======== RECORDED INFORMATION ========
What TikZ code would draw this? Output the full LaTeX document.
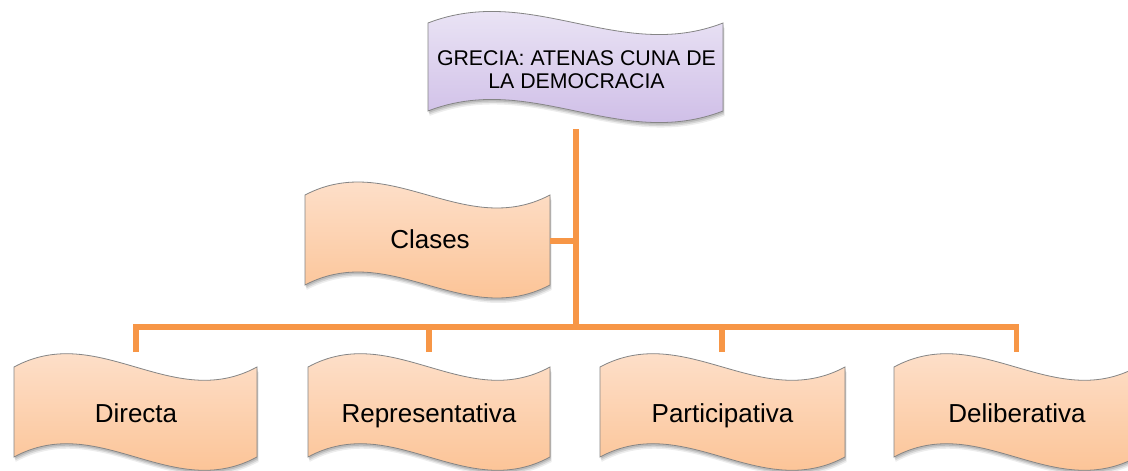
\documentclass[tikz,border=0pt]{standalone}
\usepackage{fontspec}
\setmainfont{Liberation Sans}
\definecolor{connc}{HTML}{F79646}
\definecolor{peachtop}{HTML}{FEE6D6}
\definecolor{peachbot}{HTML}{FBBD8A}
\definecolor{lavtop}{HTML}{F0ECF8}
\definecolor{lavbot}{HTML}{C9B6E4}
\definecolor{edgec}{HTML}{858585}
% #1 x0, #2 y0, #3 W, #4 H, #5 wave depth, #6 style
\newcommand{\wv}[6]{\path[#6] (#1,#2) .. controls ({#1+0.35*(#3)},{#2-(#5)}) and ({#1+0.65*(#3)},{#2+(#5)}) .. ({#1+#3},#2) -- ({#1+#3},{#2+#4}) .. controls ({#1+0.65*(#3)},{#2+#4+(#5)}) and ({#1+0.35*(#3)},{#2+#4-(#5)}) .. (#1,{#2+#4}) -- cycle;}
\newcommand{\wavebox}[6]{%
  \wv{#1+1.5}{#2+5}{#3}{#4}{#5}{fill=black,opacity=0.07}%
  \wv{#1+1}{#2+3.5}{#3}{#4}{#5}{fill=black,opacity=0.10}%
  \wv{#1+0.5}{#2+2}{#3}{#4}{#5}{fill=black,opacity=0.12}%
  \wv{#1}{#2}{#3}{#4}{#5}{#6}}
\begin{document}
\begin{tikzpicture}[x=1pt,y=-1pt,
  conn/.style={draw=connc,line width=5.5pt},
  peach/.style={top color=peachtop,bottom color=peachbot,draw=edgec,line width=0.8pt},
  lav/.style={top color=lavtop,bottom color=lavbot,draw=edgec,line width=0.8pt},
  lbl/.style={font=\fontsize{26}{30}\selectfont,inner sep=0pt,anchor=base},
  toplbl/.style={font=\fontsize{21.3}{23.5}\selectfont,inner sep=0pt,align=center,anchor=base}]
\useasboundingbox (0,0) rectangle (1128,471);
\fill[white] (0,0) rectangle (1128,471);
% shapes
\wavebox{428}{23}{295}{88}{40}{lav}
\wavebox{305}{195}{245}{90}{45}{peach}
\wavebox{14}{367}{243}{90}{46}{peach}
\wavebox{308}{367}{242}{90}{46}{peach}
\wavebox{600}{367}{245}{90}{46}{peach}
\wavebox{894}{367}{243}{90}{46}{peach}
% labels
\node[toplbl] (grecia) at (576.5,88.5) {GRECIA: ATENAS CUNA DE\\LA DEMOCRACIA};
\node[lbl] (clases) at (430,248) {Clases};
\node[lbl] (directa) at (136,422) {Directa};
\node[lbl] (repr) at (429,422.5) {Representativa};
\node[lbl] (part) at (722.5,422) {Participativa};
\node[lbl] (delib) at (1017,422) {Deliberativa};
% connector anchor points
\coordinate (trunk) at (576,129);
\coordinate (bus) at (576,327);
\coordinate (clasesR) at (550,241);
\coordinate (dA) at (136,352);
\coordinate (dB) at (429,352);
\coordinate (dC) at (722,352);
\coordinate (dD) at (1016.5,352);
% connectors
\draw[conn] (trunk) -- (bus);
\draw[conn] (clasesR) -- (clasesR-|trunk);
\draw[conn] (dA) -- (dA|-bus) -- (dD|-bus) -- (dD);
\draw[conn] (dB) -- (dB|-bus);
\draw[conn] (dC) -- (dC|-bus);
\end{tikzpicture}
\end{document}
========
→ **EXERCISE GOAL**
From the listing, extract all text exactly as given and drop any picture.

→ **OUTPUT**
What TikZ code would draw this? Output the full LaTeX document.
\documentclass[tikz,border=0pt]{standalone}
\usepackage{fontspec}
\setmainfont{Liberation Sans}
\definecolor{connc}{HTML}{F79646}
\definecolor{peachtop}{HTML}{FEE6D6}
\definecolor{peachbot}{HTML}{FBBD8A}
\definecolor{lavtop}{HTML}{F0ECF8}
\definecolor{lavbot}{HTML}{C9B6E4}
\definecolor{edgec}{HTML}{858585}
% #1 x0, #2 y0, #3 W, #4 H, #5 wave depth, #6 style
\newcommand{\wv}[6]{\path[#6] (#1,#2) .. controls ({#1+0.35*(#3)},{#2-(#5)}) and ({#1+0.65*(#3)},{#2+(#5)}) .. ({#1+#3},#2) -- ({#1+#3},{#2+#4}) .. controls ({#1+0.65*(#3)},{#2+#4+(#5)}) and ({#1+0.35*(#3)},{#2+#4-(#5)}) .. (#1,{#2+#4}) -- cycle;}
\newcommand{\wavebox}[6]{%
  \wv{#1+1.5}{#2+5}{#3}{#4}{#5}{fill=black,opacity=0.07}%
  \wv{#1+1}{#2+3.5}{#3}{#4}{#5}{fill=black,opacity=0.10}%
  \wv{#1+0.5}{#2+2}{#3}{#4}{#5}{fill=black,opacity=0.12}%
  \wv{#1}{#2}{#3}{#4}{#5}{#6}}
\begin{document}
\begin{tikzpicture}[x=1pt,y=-1pt,
  conn/.style={draw=connc,line width=5.5pt},
  peach/.style={top color=peachtop,bottom color=peachbot,draw=edgec,line width=0.8pt},
  lav/.style={top color=lavtop,bottom color=lavbot,draw=edgec,line width=0.8pt},
  lbl/.style={font=\fontsize{26}{30}\selectfont,inner sep=0pt,anchor=base},
  toplbl/.style={font=\fontsize{21.3}{23.5}\selectfont,inner sep=0pt,align=center,anchor=base}]
\useasboundingbox (0,0) rectangle (1128,471);
\fill[white] (0,0) rectangle (1128,471);
% shapes
\wavebox{428}{23}{295}{88}{40}{lav}
\wavebox{305}{195}{245}{90}{45}{peach}
\wavebox{14}{367}{243}{90}{46}{peach}
\wavebox{308}{367}{242}{90}{46}{peach}
\wavebox{600}{367}{245}{90}{46}{peach}
\wavebox{894}{367}{243}{90}{46}{peach}
% labels
\node[toplbl] (grecia) at (576.5,88.5) {GRECIA: ATENAS CUNA DE\\LA DEMOCRACIA};
\node[lbl] (clases) at (430,248) {Clases};
\node[lbl] (directa) at (136,422) {Directa};
\node[lbl] (repr) at (429,422.5) {Representativa};
\node[lbl] (part) at (722.5,422) {Participativa};
\node[lbl] (delib) at (1017,422) {Deliberativa};
% connector anchor points
\coordinate (trunk) at (576,129);
\coordinate (bus) at (576,327);
\coordinate (clasesR) at (550,241);
\coordinate (dA) at (136,352);
\coordinate (dB) at (429,352);
\coordinate (dC) at (722,352);
\coordinate (dD) at (1016.5,352);
% connectors
\draw[conn] (trunk) -- (bus);
\draw[conn] (clasesR) -- (clasesR-|trunk);
\draw[conn] (dA) -- (dA|-bus) -- (dD|-bus) -- (dD);
\draw[conn] (dB) -- (dB|-bus);
\draw[conn] (dC) -- (dC|-bus);
\end{tikzpicture}
\end{document}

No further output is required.